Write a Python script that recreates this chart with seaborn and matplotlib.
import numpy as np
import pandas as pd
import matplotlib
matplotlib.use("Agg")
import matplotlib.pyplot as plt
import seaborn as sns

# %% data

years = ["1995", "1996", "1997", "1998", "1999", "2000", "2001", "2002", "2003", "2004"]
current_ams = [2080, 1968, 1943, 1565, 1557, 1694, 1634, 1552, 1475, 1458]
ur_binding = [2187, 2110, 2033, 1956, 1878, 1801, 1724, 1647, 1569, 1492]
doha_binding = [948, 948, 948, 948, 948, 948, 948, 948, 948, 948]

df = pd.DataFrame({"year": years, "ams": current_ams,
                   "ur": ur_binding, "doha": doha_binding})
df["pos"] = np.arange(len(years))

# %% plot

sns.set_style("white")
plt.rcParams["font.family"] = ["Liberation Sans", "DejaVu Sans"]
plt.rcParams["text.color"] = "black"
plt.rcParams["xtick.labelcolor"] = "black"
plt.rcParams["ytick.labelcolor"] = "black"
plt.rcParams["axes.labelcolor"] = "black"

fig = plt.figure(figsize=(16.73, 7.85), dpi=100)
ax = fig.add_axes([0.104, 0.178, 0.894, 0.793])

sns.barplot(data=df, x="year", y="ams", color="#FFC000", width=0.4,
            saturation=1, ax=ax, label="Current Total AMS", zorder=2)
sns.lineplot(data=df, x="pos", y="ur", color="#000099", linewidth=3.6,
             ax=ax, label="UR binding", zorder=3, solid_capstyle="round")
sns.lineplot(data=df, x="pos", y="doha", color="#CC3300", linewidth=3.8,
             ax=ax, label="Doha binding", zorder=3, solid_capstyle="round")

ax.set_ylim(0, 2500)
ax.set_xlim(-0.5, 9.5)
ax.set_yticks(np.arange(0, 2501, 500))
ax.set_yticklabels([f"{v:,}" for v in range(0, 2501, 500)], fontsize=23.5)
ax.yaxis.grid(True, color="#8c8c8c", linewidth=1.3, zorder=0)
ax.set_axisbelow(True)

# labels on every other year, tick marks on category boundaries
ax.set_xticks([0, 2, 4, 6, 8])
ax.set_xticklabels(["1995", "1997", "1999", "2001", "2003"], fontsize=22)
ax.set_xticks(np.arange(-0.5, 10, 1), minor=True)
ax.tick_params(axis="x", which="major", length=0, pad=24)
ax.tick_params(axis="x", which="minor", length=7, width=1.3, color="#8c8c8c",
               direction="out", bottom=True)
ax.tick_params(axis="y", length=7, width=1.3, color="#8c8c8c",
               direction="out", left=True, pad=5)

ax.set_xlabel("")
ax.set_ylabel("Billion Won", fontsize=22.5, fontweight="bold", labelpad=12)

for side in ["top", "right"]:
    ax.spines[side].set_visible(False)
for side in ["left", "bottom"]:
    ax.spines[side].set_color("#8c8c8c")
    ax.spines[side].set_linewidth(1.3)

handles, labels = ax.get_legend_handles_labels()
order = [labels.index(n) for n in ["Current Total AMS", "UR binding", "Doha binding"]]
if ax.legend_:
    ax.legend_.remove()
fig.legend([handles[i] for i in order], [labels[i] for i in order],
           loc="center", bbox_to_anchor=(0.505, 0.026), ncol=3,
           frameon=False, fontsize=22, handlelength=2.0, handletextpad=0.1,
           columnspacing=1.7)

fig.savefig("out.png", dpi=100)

■ ■ ■ ■ ■ ■ ■

◆ THE EXERCISE ◆
Every line of the data above should be copied exactly.

◆ FINAL RESULT ◆
Write a Python script that recreates this chart with seaborn and matplotlib.
import numpy as np
import pandas as pd
import matplotlib
matplotlib.use("Agg")
import matplotlib.pyplot as plt
import seaborn as sns

# %% data

years = ["1995", "1996", "1997", "1998", "1999", "2000", "2001", "2002", "2003", "2004"]
current_ams = [2080, 1968, 1943, 1565, 1557, 1694, 1634, 1552, 1475, 1458]
ur_binding = [2187, 2110, 2033, 1956, 1878, 1801, 1724, 1647, 1569, 1492]
doha_binding = [948, 948, 948, 948, 948, 948, 948, 948, 948, 948]

df = pd.DataFrame({"year": years, "ams": current_ams,
                   "ur": ur_binding, "doha": doha_binding})
df["pos"] = np.arange(len(years))

# %% plot

sns.set_style("white")
plt.rcParams["font.family"] = ["Liberation Sans", "DejaVu Sans"]
plt.rcParams["text.color"] = "black"
plt.rcParams["xtick.labelcolor"] = "black"
plt.rcParams["ytick.labelcolor"] = "black"
plt.rcParams["axes.labelcolor"] = "black"

fig = plt.figure(figsize=(16.73, 7.85), dpi=100)
ax = fig.add_axes([0.104, 0.178, 0.894, 0.793])

sns.barplot(data=df, x="year", y="ams", color="#FFC000", width=0.4,
            saturation=1, ax=ax, label="Current Total AMS", zorder=2)
sns.lineplot(data=df, x="pos", y="ur", color="#000099", linewidth=3.6,
             ax=ax, label="UR binding", zorder=3, solid_capstyle="round")
sns.lineplot(data=df, x="pos", y="doha", color="#CC3300", linewidth=3.8,
             ax=ax, label="Doha binding", zorder=3, solid_capstyle="round")

ax.set_ylim(0, 2500)
ax.set_xlim(-0.5, 9.5)
ax.set_yticks(np.arange(0, 2501, 500))
ax.set_yticklabels([f"{v:,}" for v in range(0, 2501, 500)], fontsize=23.5)
ax.yaxis.grid(True, color="#8c8c8c", linewidth=1.3, zorder=0)
ax.set_axisbelow(True)

# labels on every other year, tick marks on category boundaries
ax.set_xticks([0, 2, 4, 6, 8])
ax.set_xticklabels(["1995", "1997", "1999", "2001", "2003"], fontsize=22)
ax.set_xticks(np.arange(-0.5, 10, 1), minor=True)
ax.tick_params(axis="x", which="major", length=0, pad=24)
ax.tick_params(axis="x", which="minor", length=7, width=1.3, color="#8c8c8c",
               direction="out", bottom=True)
ax.tick_params(axis="y", length=7, width=1.3, color="#8c8c8c",
               direction="out", left=True, pad=5)

ax.set_xlabel("")
ax.set_ylabel("Billion Won", fontsize=22.5, fontweight="bold", labelpad=12)

for side in ["top", "right"]:
    ax.spines[side].set_visible(False)
for side in ["left", "bottom"]:
    ax.spines[side].set_color("#8c8c8c")
    ax.spines[side].set_linewidth(1.3)

handles, labels = ax.get_legend_handles_labels()
order = [labels.index(n) for n in ["Current Total AMS", "UR binding", "Doha binding"]]
if ax.legend_:
    ax.legend_.remove()
fig.legend([handles[i] for i in order], [labels[i] for i in order],
           loc="center", bbox_to_anchor=(0.505, 0.026), ncol=3,
           frameon=False, fontsize=22, handlelength=2.0, handletextpad=0.1,
           columnspacing=1.7)

fig.savefig("out.png", dpi=100)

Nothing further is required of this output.